Alcune scritte deliranti sui muri di Lugano (anche la Svizzera non è più quella di una volta, non tanto per i contenuti delle frasi ma per i muri imbrattati), un commento di fuoco del Corriere del Ticino, una bandiera rossocrociata ostentata su un palazzo vicino all’Università della Svizzera all’Italiana che ha ospitato ieri il presidente della Repubblica italiana, Giorgio Napolitano.
Piccoli segnali di intolleranza, cartine di tornasole certo meno eclatanti dei manifesti della Lega dei Ticinesi contro i frontalieri, che contribuiscono comunque a segnalare come i rapporti non tanto tra i due Stati, quanto tra le due popolazioni, non siano dei migliori.

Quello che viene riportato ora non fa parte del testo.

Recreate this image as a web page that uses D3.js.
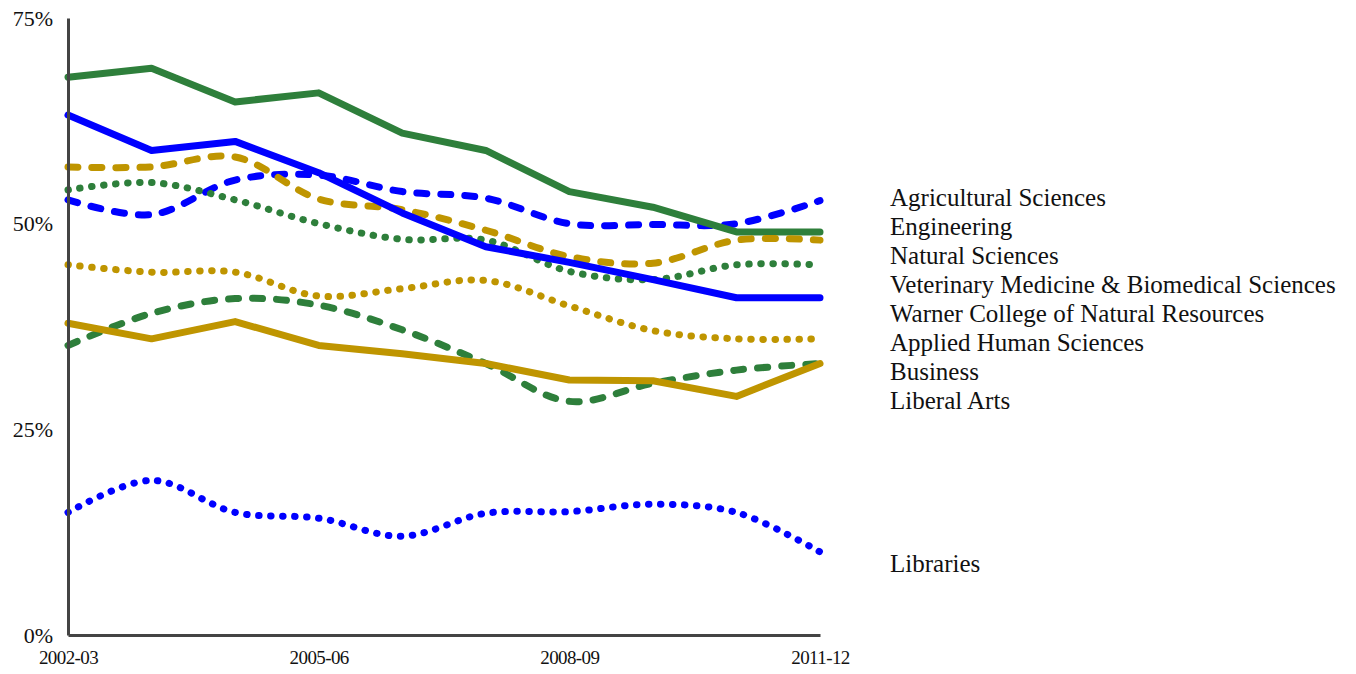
<!DOCTYPE html>
<html>
<head>
<meta charset="utf-8">
<script src="https://cdn.jsdelivr.net/npm/d3@7/dist/d3.min.js"></script>
<style>
  html, body { margin: 0; padding: 0; background: #fff; }
  svg { display: block; }
  text { font-family: "Liberation Serif", "DejaVu Serif", serif; fill: #111; }
</style>
</head>
<body>
<svg id="chart" width="1356" height="674"></svg>
<script>
// ---------- data ----------
const years = ["2002-03","2003-04","2004-05","2005-06","2006-07","2007-08","2008-09","2009-10","2010-11","2011-12"];
const xTickLabels = ["2002-03","2005-06","2008-09","2011-12"];
const yTickValues = [0, 25, 50, 75];

const agriculturalSciences = [52.9, 51.1, 55.3, 55.9, 53.9, 53.1, 50.0, 49.9, 50.0, 52.8];
const engineering          = [67.8, 68.9, 64.8, 65.9, 61.0, 58.9, 53.9, 52.0, 49.0, 49.0];
const naturalSciences      = [56.9, 56.9, 58.1, 53.0, 51.7, 49.2, 46.0, 45.2, 48.0, 48.0];
const vetMedicine          = [54.1, 55.0, 52.9, 50.0, 48.1, 48.0, 44.2, 43.2, 45.0, 45.0];
const warnerCollege        = [63.2, 58.9, 60.0, 56.2, 51.3, 47.2, 45.3, 43.2, 41.0, 41.0];
const appliedHuman         = [45.0, 44.1, 44.1, 41.2, 42.1, 43.1, 40.0, 37.0, 36.0, 36.0];
const business             = [35.2, 39.1, 40.9, 40.1, 37.1, 33.0, 28.4, 30.6, 32.2, 33.0];
const liberalArts          = [37.9, 36.0, 38.1, 35.2, 34.2, 33.0, 31.0, 30.9, 29.0, 33.0];
const libraries            = [14.9, 18.8, 14.9, 14.2, 12.0, 14.8, 15.0, 15.9, 14.9, 10.1];

const seriesNames = [
  "Agricultural Sciences", "Engineering", "Natural Sciences",
  "Veterinary Medicine & Biomedical Sciences", "Warner College of Natural Resources",
  "Applied Human Sciences", "Business", "Liberal Arts", "Libraries"
];
const seriesValues = [
  agriculturalSciences, engineering, naturalSciences, vetMedicine, warnerCollege,
  appliedHuman, business, liberalArts, libraries
];

// ---------- styles ----------
const GREEN = "#2e7f3b", BLUE = "#0000ff", GOLD = "#bf9500";
const styles = [
  { color: BLUE,  type: "dashed" },
  { color: GREEN, type: "solid" },
  { color: GOLD,  type: "dashed" },
  { color: GREEN, type: "dotted" },
  { color: BLUE,  type: "solid" },
  { color: GOLD,  type: "dotted" },
  { color: GREEN, type: "dashed" },
  { color: GOLD,  type: "solid" },
  { color: BLUE,  type: "dotted" }
];
const strokeStyle = {
  solid:  { width: 7, dash: null,    curve: d3.curveLinear },
  dashed: { width: 7, dash: "10,14", curve: d3.curveCatmullRom.alpha(0.5) },
  dotted: { width: 7, dash: "0.5,11.5", curve: d3.curveCatmullRom.alpha(0.5) }
};

// ---------- layout ----------
const plot = { left: 68, right: 820, top: 18, bottom: 635 };
const svg = d3.select("#chart");

const x = d3.scalePoint().domain(years).range([plot.left, plot.right]);
const y = d3.scaleLinear().domain([0, 75]).range([plot.bottom, plot.top]);

// lines
const series = seriesNames.map((name, i) => ({ name, values: seriesValues[i], style: styles[i] }));

const linesG = svg.append("g");
series.forEach(s => {
  const st = strokeStyle[s.style.type];
  const line = d3.line()
    .x((d, i) => x(years[i]))
    .y(d => y(d))
    .curve(st.curve);
  linesG.append("path")
    .datum(s.values)
    .attr("d", line)
    .attr("fill", "none")
    .attr("stroke", s.style.color)
    .attr("stroke-width", st.width)
    .attr("stroke-linecap", "round")
    .attr("stroke-linejoin", "round")
    .attr("stroke-dasharray", st.dash);
});

// axes
const yAxis = d3.axisLeft(y).tickValues(yTickValues).tickSize(0).tickPadding(15).tickFormat(d => d + "%");
const yG = svg.append("g").attr("transform", `translate(${plot.left},0)`).call(yAxis);
yG.select(".domain").attr("stroke", "#444").attr("stroke-width", 3);
yG.selectAll("text").style("font-size", "22px").attr("fill", "#111").attr("dy", "0.32em");

const xAxis = d3.axisBottom(x).tickValues(xTickLabels).tickSize(0).tickPadding(16);
const xG = svg.append("g").attr("transform", `translate(0,${plot.bottom})`).call(xAxis);
xG.select(".domain").attr("stroke", "#444").attr("stroke-width", 3);
xG.selectAll("text").style("font-size", "19px").style("letter-spacing", "-0.6px").attr("fill", "#111");

// right-side labels: anchored at last value, de-overlapped
const labels = series.map((s, i) => ({ name: s.name, order: i, y: y(s.values[s.values.length - 1]) + 12 }));
labels.sort((a, b) => a.y - b.y || a.order - b.order);
const gap = 29;
for (let k = 0; k < 500; k++) {
  for (let i = 1; i < labels.length; i++) {
    const diff = labels[i].y - labels[i - 1].y;
    if (diff < gap) {
      const d = (gap - diff) / 2;
      labels[i - 1].y -= d;
      labels[i].y += d;
    }
  }
}
svg.append("g").selectAll("text")
  .data(labels)
  .join("text")
  .attr("x", 890)
  .attr("y", d => d.y)
  .attr("dy", "0.32em")
  .style("font-size", "25px")
  .text(d => d.name);
</script>
</body>
</html>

La crisi economica che spinge non solo gli imprenditori ma anche più lavoratori alla migrazione in Canton Ticino non aiuta, anzi. Ecco perché la visita del nostro presidente della Repubblica ha assunto un carattere che è andato molto oltre la routine protocollare. Lo ha confermato il botta e risposta, sempre in guanti bianchi ci mancherebbe, tra il presidente del governo ticinese, Bertoli e il nostro capo dello Stato, sui problemi legati ai lavoratori italiani. Napolitano, un Rosso Antico che in cinquant’anni di Partito Comunista e anche in otto al Quirinale di questi tempi, ne ha viste certo di peggio, non si è turbato più di tanto. I problemi si discutono e si risolvono in maniera concreta. ha replicato. E non con quel populismo che, almeno in parte, nel Canton Ticino è una sorta di fuoco amico rivolto contro i nostri frontalieri. Amico perché Italia e Svizzera restano paesi amici, legati da radici storiche, culturali e politiche comuni. È stato ribadito in tutte le salse nell’evento universitario a cui ha preso parte il capo dello Stato. Che da vero, solido, riformista continua a contrapporre le soluzioni politiche (della politica vera, eh, non di quel mercato del pesce, senza offesa per il mercato del pesce, che è diventata gran parte della nostra) a quelle di pancia. Lo ha fatto al di qua del confine, lo ha confermato anche al di là. Certo è un metodo che non porta a soluzioni immediate che peraltro quasi sempre sono non soluzioni. Perché i problemi sono complessi, i contesti vari e intrecciati. Ci vuole tempo, pazienza e soprattutto serenità. E su questa parola che il capo dello Stato ha costruito il suo intervento all’università ticinese, luogo scelto non a caso per la visita, un simbolo concreto di integrazione, tutela e valorizzazione della lingua e della cultura italiana in Svizzera. Serenità per guardare le cose nella loro reale dimensione che non è detto sia rosea. Per agire a mente fredda e non surriscaldata con toni da forno a microonde. Forse quella di Napolitano sarà una delle tante prediche inutili di cui si lamentava già il suo predecessore Luigi Einaudi. Ma certo il presidente della Repubblica italiana non ha scelto di fermarsi in Ticino solo per confermare una tradizione legata alle visite in Svizzera degli inquilini del Quirinale. Ha voluto, Napolitano, cercare di piantare anche lì il seme della serenità. Ammesso che i risultati del voto di domenica non lo facciano subito avvizzire.